The key functions are:
- log256_ps -- Computes the natural logarithm for 8 floats in parallel using a polynomial expansion. Returns NaN for inputs <= 0.
- exp256_ps -- Computes the exponential function for 8 floats. Clamps inputs to [-88.38, 88.38] to prevent overflow, then uses the identity exp(x) = 2^n * exp(g) with a degree-5 polynomial approximation for the fractional part.
- sin256_ps -- Computes sine for 8 floats using extended-precision Cephes-style range reduction followed by polynomial evaluation on [0, Pi/4].
- cos256_ps -- Computes cosine for 8 floats using the same technique as sin256_ps with adjusted sign and phase logic.
- sincos256_ps -- Computes both sine and cosine simultaneously, returning results via output pointers. Nearly as fast as computing either alone since the polynomial evaluations share intermediate values.
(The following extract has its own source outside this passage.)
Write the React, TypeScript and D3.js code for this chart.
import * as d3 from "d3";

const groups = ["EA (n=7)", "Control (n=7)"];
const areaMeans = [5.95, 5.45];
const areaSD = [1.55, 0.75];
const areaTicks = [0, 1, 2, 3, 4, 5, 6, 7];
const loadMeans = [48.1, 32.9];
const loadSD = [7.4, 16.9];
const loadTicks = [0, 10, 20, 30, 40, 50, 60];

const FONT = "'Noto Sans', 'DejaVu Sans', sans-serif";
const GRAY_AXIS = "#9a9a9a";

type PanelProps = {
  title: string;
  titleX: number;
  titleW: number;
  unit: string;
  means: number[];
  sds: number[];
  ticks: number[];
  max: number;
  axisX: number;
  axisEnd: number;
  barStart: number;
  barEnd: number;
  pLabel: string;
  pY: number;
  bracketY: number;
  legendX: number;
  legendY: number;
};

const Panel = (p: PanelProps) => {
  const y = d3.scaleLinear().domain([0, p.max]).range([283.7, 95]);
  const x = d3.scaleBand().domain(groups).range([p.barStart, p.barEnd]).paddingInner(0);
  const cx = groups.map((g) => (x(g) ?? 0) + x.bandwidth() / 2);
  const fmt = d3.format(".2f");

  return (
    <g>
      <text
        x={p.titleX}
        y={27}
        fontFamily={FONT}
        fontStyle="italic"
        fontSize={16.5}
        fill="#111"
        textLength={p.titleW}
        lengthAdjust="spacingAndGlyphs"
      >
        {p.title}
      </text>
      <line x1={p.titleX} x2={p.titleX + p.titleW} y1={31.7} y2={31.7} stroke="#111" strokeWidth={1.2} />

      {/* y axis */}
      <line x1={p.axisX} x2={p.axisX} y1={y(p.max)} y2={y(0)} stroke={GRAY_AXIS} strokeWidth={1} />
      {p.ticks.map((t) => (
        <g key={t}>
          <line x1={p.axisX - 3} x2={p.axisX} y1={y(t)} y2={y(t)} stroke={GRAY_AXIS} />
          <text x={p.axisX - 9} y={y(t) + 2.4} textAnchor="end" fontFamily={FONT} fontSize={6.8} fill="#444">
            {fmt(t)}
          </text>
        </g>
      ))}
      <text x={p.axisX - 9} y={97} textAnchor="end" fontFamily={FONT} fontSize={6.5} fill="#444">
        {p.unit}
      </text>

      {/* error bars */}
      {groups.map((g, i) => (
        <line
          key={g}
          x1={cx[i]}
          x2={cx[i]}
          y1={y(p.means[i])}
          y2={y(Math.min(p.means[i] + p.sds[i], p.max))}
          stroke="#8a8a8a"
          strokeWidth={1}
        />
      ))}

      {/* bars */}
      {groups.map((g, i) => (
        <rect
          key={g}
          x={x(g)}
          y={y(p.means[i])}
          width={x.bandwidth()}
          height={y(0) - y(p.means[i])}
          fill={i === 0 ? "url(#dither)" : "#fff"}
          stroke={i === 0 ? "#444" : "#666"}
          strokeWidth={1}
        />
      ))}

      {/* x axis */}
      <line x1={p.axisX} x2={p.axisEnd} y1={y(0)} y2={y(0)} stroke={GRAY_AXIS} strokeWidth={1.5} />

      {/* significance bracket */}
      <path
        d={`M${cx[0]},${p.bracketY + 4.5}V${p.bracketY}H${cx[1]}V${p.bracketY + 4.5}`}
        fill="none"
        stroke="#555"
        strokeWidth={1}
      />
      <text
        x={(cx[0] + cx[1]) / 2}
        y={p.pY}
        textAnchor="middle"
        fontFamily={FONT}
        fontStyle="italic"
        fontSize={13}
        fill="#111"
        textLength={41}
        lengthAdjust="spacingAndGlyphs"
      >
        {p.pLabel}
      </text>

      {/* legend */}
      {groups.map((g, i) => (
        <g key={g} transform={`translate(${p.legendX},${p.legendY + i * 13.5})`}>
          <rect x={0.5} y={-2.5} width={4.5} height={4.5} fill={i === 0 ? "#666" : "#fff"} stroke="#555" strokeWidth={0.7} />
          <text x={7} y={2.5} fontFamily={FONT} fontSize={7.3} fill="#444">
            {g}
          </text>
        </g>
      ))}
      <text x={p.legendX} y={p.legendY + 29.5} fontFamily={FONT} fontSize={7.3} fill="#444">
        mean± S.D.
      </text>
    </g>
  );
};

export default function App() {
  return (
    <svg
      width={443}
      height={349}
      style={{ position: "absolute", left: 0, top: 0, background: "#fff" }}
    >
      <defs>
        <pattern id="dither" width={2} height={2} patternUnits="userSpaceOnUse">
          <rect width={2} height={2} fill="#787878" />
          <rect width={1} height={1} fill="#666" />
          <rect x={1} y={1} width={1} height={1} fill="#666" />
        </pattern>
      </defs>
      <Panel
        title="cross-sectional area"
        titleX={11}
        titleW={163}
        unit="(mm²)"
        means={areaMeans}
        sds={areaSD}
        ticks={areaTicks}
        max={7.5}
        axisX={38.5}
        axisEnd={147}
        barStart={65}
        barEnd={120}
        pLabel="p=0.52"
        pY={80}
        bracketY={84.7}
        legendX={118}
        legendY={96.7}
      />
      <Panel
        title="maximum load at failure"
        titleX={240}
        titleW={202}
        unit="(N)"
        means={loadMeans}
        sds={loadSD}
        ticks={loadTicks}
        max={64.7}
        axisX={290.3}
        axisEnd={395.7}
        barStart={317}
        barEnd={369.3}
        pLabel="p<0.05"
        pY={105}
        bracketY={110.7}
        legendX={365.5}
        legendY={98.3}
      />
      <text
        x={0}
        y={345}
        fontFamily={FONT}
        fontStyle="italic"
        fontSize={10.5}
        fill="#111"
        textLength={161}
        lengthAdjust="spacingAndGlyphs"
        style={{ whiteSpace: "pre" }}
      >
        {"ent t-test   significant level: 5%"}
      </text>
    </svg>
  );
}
The file defines custom type aliases (v8sf for __m256, v8si for __m256i) and includes fallback paths that emulate AVX2 integer operations using SSE2 pairs when __AVX2__ is not defined. Constants are declared using alignment macros (ALIGN32_BEG / ALIGN32_END) that adapt between GCC and MSVC alignment syntax.
This code is licensed under the zlib license.
Usage
Use these functions when you need fast, vectorized transcendental math on CPU in the ExLlamaV2 sampling or softmax pathways. They are included as a header-only library and called from the AVX2 sampling code to compute log-probabilities and softmax normalization. The functions achieve significant speedups over scalar std::log/std::exp calls by processing 8 floats per instruction.
Code Reference
Source Location
- Repository: Turboderp_org_Exllamav2
- File: exllamav2/exllamav2_ext/cpp/avx_mathfun.h
- Lines: 1-858
Signature
// Type aliases
typedef __m256 v8sf; // vector of 8 float (AVX)
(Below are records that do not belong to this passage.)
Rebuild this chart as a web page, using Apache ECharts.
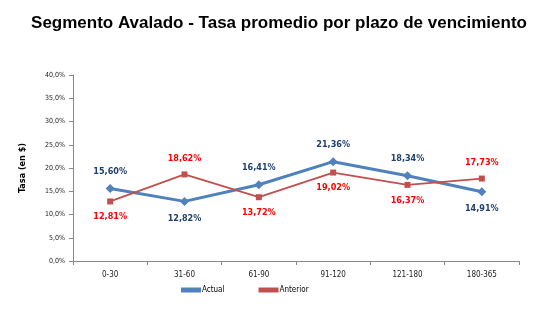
<!DOCTYPE html>
<html><head><meta charset="utf-8">
<script src="https://cdn.jsdelivr.net/npm/echarts@6/dist/echarts.min.js"></script>
<style>html,body{margin:0;padding:0;background:#fff}#c{width:558px;height:327px}</style>
</head><body><div id="c"></div>
<script>
const categories = ['0-30','31-60','61-90','91-120','121-180','180-365'];
const actual = [15.60, 12.82, 16.41, 21.36, 18.34, 14.91];
const anterior = [12.81, 18.62, 13.72, 19.02, 16.37, 17.73];
const actualLabelPos = ['top','bottom','top','top','top','bottom'];
const anteriorLabelPos = ['bottom','top','bottom','bottom','bottom','top'];

const fmt = v => v.toFixed(2).replace('.', ',') + '%';
const font = '"Liberation Sans Narrow","DejaVu Sans Condensed","Liberation Sans",sans-serif';

const chart = echarts.init(document.getElementById('c'), null, {renderer:'canvas'});
chart.setOption({
  animation:false,
  title:{text:'Segmento Avalado - Tasa promedio por plazo de vencimiento', left:'center', top:10,
    textStyle:{fontFamily:'"Liberation Sans",Arial,sans-serif', fontSize:17, fontWeight:'bold', color:'#000'}},
  grid:{left:73, right:39, top:75, bottom:66},
  legend:{bottom:28, left:176, itemGap:34, itemWidth:20, itemHeight:5,
    textStyle:{fontFamily:font, fontSize:8, color:'#000', padding:[0,0,0,-4]},
    data:[{name:'Actual', icon:'rect'},{name:'Anterior', icon:'rect'}]},
  xAxis:{type:'category', data:categories, boundaryGap:true,
    axisLine:{lineStyle:{color:'#888'}}, axisTick:{show:true, lineStyle:{color:'#888'}, length:4},
    axisLabel:{fontFamily:font, fontSize:8, color:'#222', margin:10}},
  yAxis:{type:'value', min:0, max:40, interval:5, name:'Tasa (en $)', nameLocation:'middle', nameGap:46,
    nameTextStyle:{fontFamily:font, fontSize:9, fontWeight:'bold', color:'#000'},
    axisLine:{show:true, lineStyle:{color:'#888'}}, axisTick:{show:true, length:4, lineStyle:{color:'#888'}},
    splitLine:{show:false},
    axisLabel:{fontFamily:font, fontSize:7, color:'#222', formatter:v=>v.toFixed(1).replace('.',',')+'%'}},
  series:[
    {name:'Actual', type:'line', data:actual.map((v,i)=>({value:v, label:{position:actualLabelPos[i]}})),
      symbol:'diamond', symbolSize:9, lineStyle:{color:'#4F81BD', width:3}, itemStyle:{color:'#4F81BD'},
      label:{show:true, distance:8, formatter:p=>fmt(p.value), fontFamily:font, fontSize:9, fontWeight:'bold', color:'#1F3F6E'}},
    {name:'Anterior', type:'line', data:anterior.map((v,i)=>({value:v, label:{position:anteriorLabelPos[i]}})),
      symbol:'rect', symbolSize:6, lineStyle:{color:'#C0504D', width:1.8}, itemStyle:{color:'#C0504D'},
      label:{show:true, distance:8, formatter:p=>fmt(p.value), fontFamily:font, fontSize:9, fontWeight:'bold', color:'#FF0000'}}
  ]
});
</script></body></html>
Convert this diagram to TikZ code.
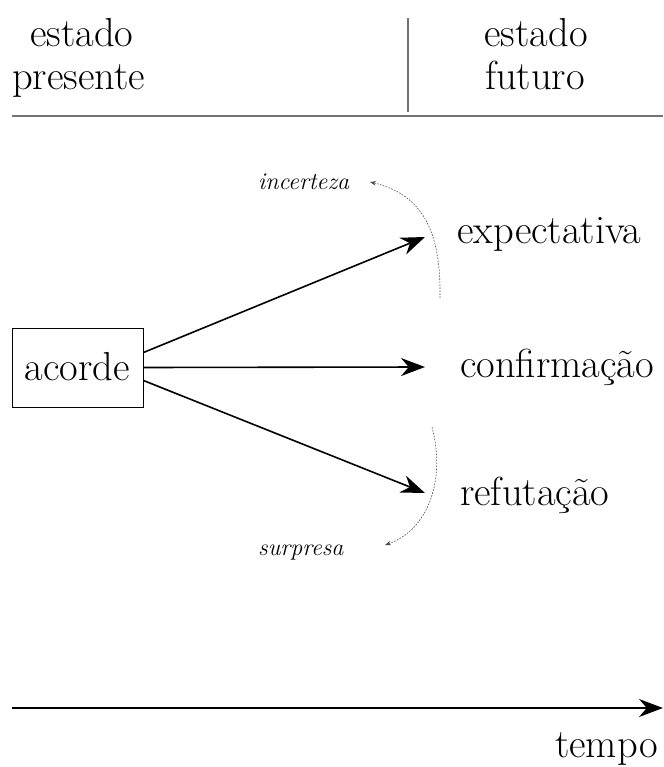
\documentclass[tikz,border=0pt]{standalone}
\usepackage{fontspec}
\usetikzlibrary{arrows.meta}
\tikzset{
  lbl/.style={anchor=base west, inner sep=0pt, font=\fontsize{40.5}{48}\selectfont},
  lblc/.style={anchor=base, inner sep=0pt, font=\fontsize{40.5}{48}\selectfont},
  itl/.style={anchor=base west, inner sep=0pt, font=\fontsize{24}{28}\selectfont\itshape},
  rule/.style={draw=black!55, line width=1.2pt},
  bigarrow/.style={line width=1.6pt, -{Stealth[length=24pt,width=18pt]}},
  dotarc/.style={draw=black!70, line width=0.6pt, dash pattern=on 1.6pt off 1.4pt, -{Stealth[length=6pt,width=4.5pt]}},
  box/.style={draw, line width=1pt, minimum width=131pt, minimum height=79pt, inner sep=0pt, font=\fontsize{40.5}{48}\selectfont}
}
\begin{document}
\begin{tikzpicture}[x=1pt,y=-1pt]
\useasboundingbox (0,0) rectangle (663,767);
% header
\node[lbl] (ep1) at (30,47) {estado};
\node[lbl] (ep2) at (12,90) {presente};
\node[lblc] (ef1) at (536,47) {estado};
\node[lblc] (ef2) at (535,90) {futuro};
\coordinate (vtop) at (408,18);
\coordinate (vbot) at (408,112);
\draw[rule] (vtop) -- (vbot);
\coordinate (hl) at (12,116);
\coordinate (hr) at (663,116);
\draw[rule] (hl) -- (hr);
% box
\node[box] (acorde) at (77.5,367.5) {\raisebox{2pt}{acorde}};
% targets
\node[lbl] (expect) at (457,243) {expectativa};
\node[lbl] (confirm) at (460,377) {confirmação};
\node[lbl] (refut) at (460,505) {refutação};
\coordinate (t1) at (425,237);
\coordinate (t2) at (425,367);
\coordinate (t3) at (425,493);
\draw[bigarrow] ([yshift=15pt]acorde.east) -- (t1);
\draw[bigarrow] (acorde.east) -- (t2);
\draw[bigarrow] ([yshift=-13pt]acorde.east) -- (t3);
% side labels
\node[itl] (inc) at (258,190) {incerteza};
\node[itl] (sur) at (258,555) {surpresa};
\coordinate (a1s) at (440,298);
\coordinate (a1e) at (370,182);
\coordinate (a2s) at (432,427);
\coordinate (a2e) at (385,545);
\draw[dotarc] (a1s) .. controls (441,235) and (425,195) .. (a1e);
\draw[dotarc] (a2s) .. controls (446,480) and (428,530) .. (a2e);
% time axis
\coordinate (tl) at (12,708);
\coordinate (tr) at (663,708);
\draw[bigarrow] (tl) -- (tr);
\node[lbl] (tempo) at (555,757) {tempo};
\end{tikzpicture}
\end{document}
typedef __m256i v8si; // vector of 8 int (AVX)
// Natural logarithm for 8 floats; returns NaN for x <= 0
v8sf log256_ps(v8sf x);
// Exponential for 8 floats; clamps to [-88.38, 88.38]
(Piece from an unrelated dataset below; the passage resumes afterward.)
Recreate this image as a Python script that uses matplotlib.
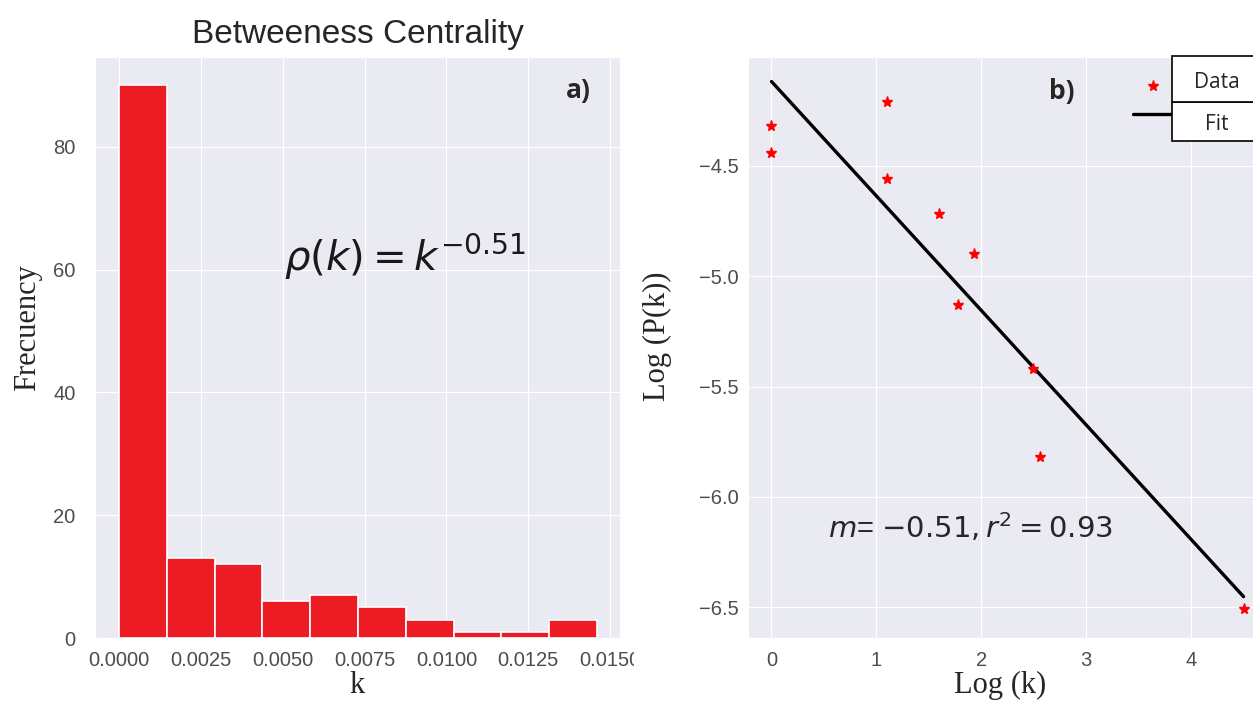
import numpy as np
import matplotlib.pyplot as plt
import seaborn as sns
from matplotlib.lines import Line2D
from matplotlib.patches import Rectangle
from matplotlib.transforms import Bbox, TransformedBbox

# histogram of betweeness centrality
bin_edges = [0.0, 0.00146, 0.00292, 0.00438, 0.00584, 0.0073,
             0.00876, 0.01022, 0.01168, 0.01314, 0.0146]
counts = [90, 13, 12, 6, 7, 5, 3, 1, 1, 3]

# log-log points and fit
log_k = [0.0, 0.0, 1.10, 1.10, 1.60, 1.78, 1.93, 2.49, 2.56, 4.50]
log_pk = [-4.32, -4.44, -4.21, -4.56, -4.72, -5.13, -4.90, -5.42, -5.82, -6.51]
fit_m = -0.519
fit_b = -4.117

sns.set_style("darkgrid")
plt.rcParams['font.family'] = ['Liberation Sans', 'DejaVu Sans']
plt.rcParams['axes.unicode_minus'] = True

W, H = 1253, 704
fig = plt.figure(figsize=(W / 100, H / 100), dpi=100)

serif = ['Liberation Serif', 'DejaVu Serif']
boldfont = ['Open Sans', 'DejaVu Sans']
tick_col = '.3'

# ---- a) histogram
ax1 = fig.add_axes([95 / W, 1 - 638 / H, 525 / W, 581 / H])
edges = np.array(bin_edges)
ax1.bar(edges[:-1], counts, width=np.diff(edges), align='edge',
        color='#ED1C24', edgecolor='white', linewidth=1.2, zorder=2)
ax1.set_xlim(-0.00073, 0.0153)
ax1.set_ylim(0, 94.6)
ax1.set_xticks([0.0, 0.0025, 0.005, 0.0075, 0.01, 0.0125, 0.015])
ax1.set_xticklabels(['0.0000', '0.0025', '0.0050', '0.0075', '0.0100', '0.0125', '0.0150'])
ax1.set_yticks([0, 20, 40, 60, 80])
ax1.tick_params(axis='both', labelsize=14.5, colors=tick_col, length=0)
ax1.tick_params(axis='x', pad=9)
ax1.tick_params(axis='y', pad=14)
ax1.set_title('Betweeness Centrality', fontsize=24, color='.15', pad=10)
ax1.set_xlabel('k', family=serif, fontsize=22, labelpad=1)
ax1.set_ylabel('Frecuency', family=serif, fontsize=22)
ax1.yaxis.set_label_coords(-0.101, 0.535)
ax1.text(0.59, 0.655, r'$\rho(k) = k^{-0.51}$', transform=ax1.transAxes,
         fontsize=29, ha='center', va='center', color='.1')
ax1.text(0.92, 0.943, 'a)', transform=ax1.transAxes, fontsize=19,
         fontweight='bold', family=boldfont, ha='center', va='center')

# the right edge of the last tick label is cut in the original
clip = TransformedBbox(Bbox([[0, 0], [634 / W, 1]]), fig.transFigure)
for lab in ax1.get_xticklabels():
    lab.set_clip_box(clip)
    lab.set_clip_on(True)

# ---- b) log-log fit
ax2 = fig.add_axes([748 / W, 1 - 638 / H, 505 / W, 581 / H])
ax2.plot(log_k, log_pk, linestyle='none', marker='*', color='red',
         markersize=8, zorder=3)
xf = np.array([min(log_k), max(log_k)])
ax2.plot(xf, fit_b + fit_m * xf, color='black', linewidth=2.4, zorder=2)
ax2.set_xlim(-0.224, 4.59)
ax2.set_ylim(-6.64, -4.006)
ax2.set_xticks([0, 1, 2, 3, 4])
ax2.set_yticks([-4.5, -5.0, -5.5, -6.0, -6.5])
ax2.tick_params(axis='both', labelsize=14.5, colors=tick_col, length=0)
ax2.tick_params(axis='x', pad=9)
ax2.tick_params(axis='y', pad=7)
ax2.set_xlabel('Log (k)', family=serif, fontsize=22, labelpad=1)
ax2.set_ylabel('Log (P(k))', family=serif, fontsize=22)
ax2.yaxis.set_label_coords(-0.15, 0.52)
ax2.text(0.44, 0.19, r'$m$= $-0.51, r^2 = 0.93$', transform=ax2.transAxes,
         fontsize=21, ha='center', va='center', color='.15')
ax2.text(0.622, 0.94, 'b)', transform=ax2.transAxes, fontsize=19,
         fontweight='bold', family=boldfont, ha='center', va='center')

handles = [Line2D([], [], linestyle='none', marker='*', color='red', markersize=8),
           Line2D([], [], color='black', linewidth=2.4)]
ax2.legend(handles, ['', ''], loc='upper left', bbox_to_anchor=(0.745, 0.978),
           frameon=False, handlelength=2.0, labelspacing=0.45, fontsize=15,
           handletextpad=0.0, borderaxespad=0)

# table-like box with the legend labels
tab = fig.add_axes([1172 / W, 1 - 141 / H, 90 / W, 85 / H])
tab.set_axis_off()
tab.set_xlim(0, 90)
tab.set_ylim(0, 85)
boxes = [('Fit', 0, 39), ('Data', 39, 46)]
for name, y0, h in boxes:
    tab.add_patch(Rectangle((0, y0), 90, h, facecolor='white', edgecolor='black',
                            linewidth=1.2, clip_on=False))
    tab.text(45, y0 + h * 0.42, name, ha='center', va='center', fontsize=15,
             family=['Open Sans', 'DejaVu Sans'])

fig.savefig('out.png', dpi=100)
__m256 exp256_ps(__m256 x);
// Sine for 8 floats (any x, best precision for |x| < 8192)
v8sf sin256_ps(v8sf x);
// Cosine for 8 floats (any x, best precision for |x| < 8192)
v8sf cos256_ps(v8sf x);
// Combined sine and cosine; writes results to *s and *c
void sincos256_ps(v8sf x, v8sf *s, v8sf *c);
Import
// Header-only; included directly in C++ source files
#include "avx_mathfun.h"
I/O Contract
Inputs
| Parameter | Type | Description |
|---|---|---|
| x | v8sf / __m256 |
Packed vector of 8 single-precision floats |
| *s (sincos256_ps) | v8sf* |
Output pointer for sine results |
| *c (sincos256_ps) | v8sf* |
Output pointer for cosine results |
Outputs
| Function | Return Type | Description |
|---|---|---|
| log256_ps | v8sf |
Natural logarithm of each element; NaN for non-positive inputs |
| exp256_ps | __m256 |
Exponential of each element; clamped to prevent overflow |
| sin256_ps | v8sf |
Sine of each element in radians |
| cos256_ps | v8sf |
Cosine of each element in radians |
| sincos256_ps | void | Results written to output pointers *s (sine) and *c (cosine) |
Usage Examples
#include "avx_mathfun.h"
// Compute log-softmax for 8 floats
__m256 logits = _mm256_loadu_ps(logit_ptr);
__m256 max_val = _mm256_set1_ps(max_logit);
__m256 shifted = _mm256_sub_ps(logits, max_val);
__m256 exp_vals = exp256_ps(shifted);
// ... sum exp_vals, then:
__m256 log_sum = log256_ps(_mm256_set1_ps(sum_of_exps));
__m256 log_probs = _mm256_sub_ps(shifted, log_sum);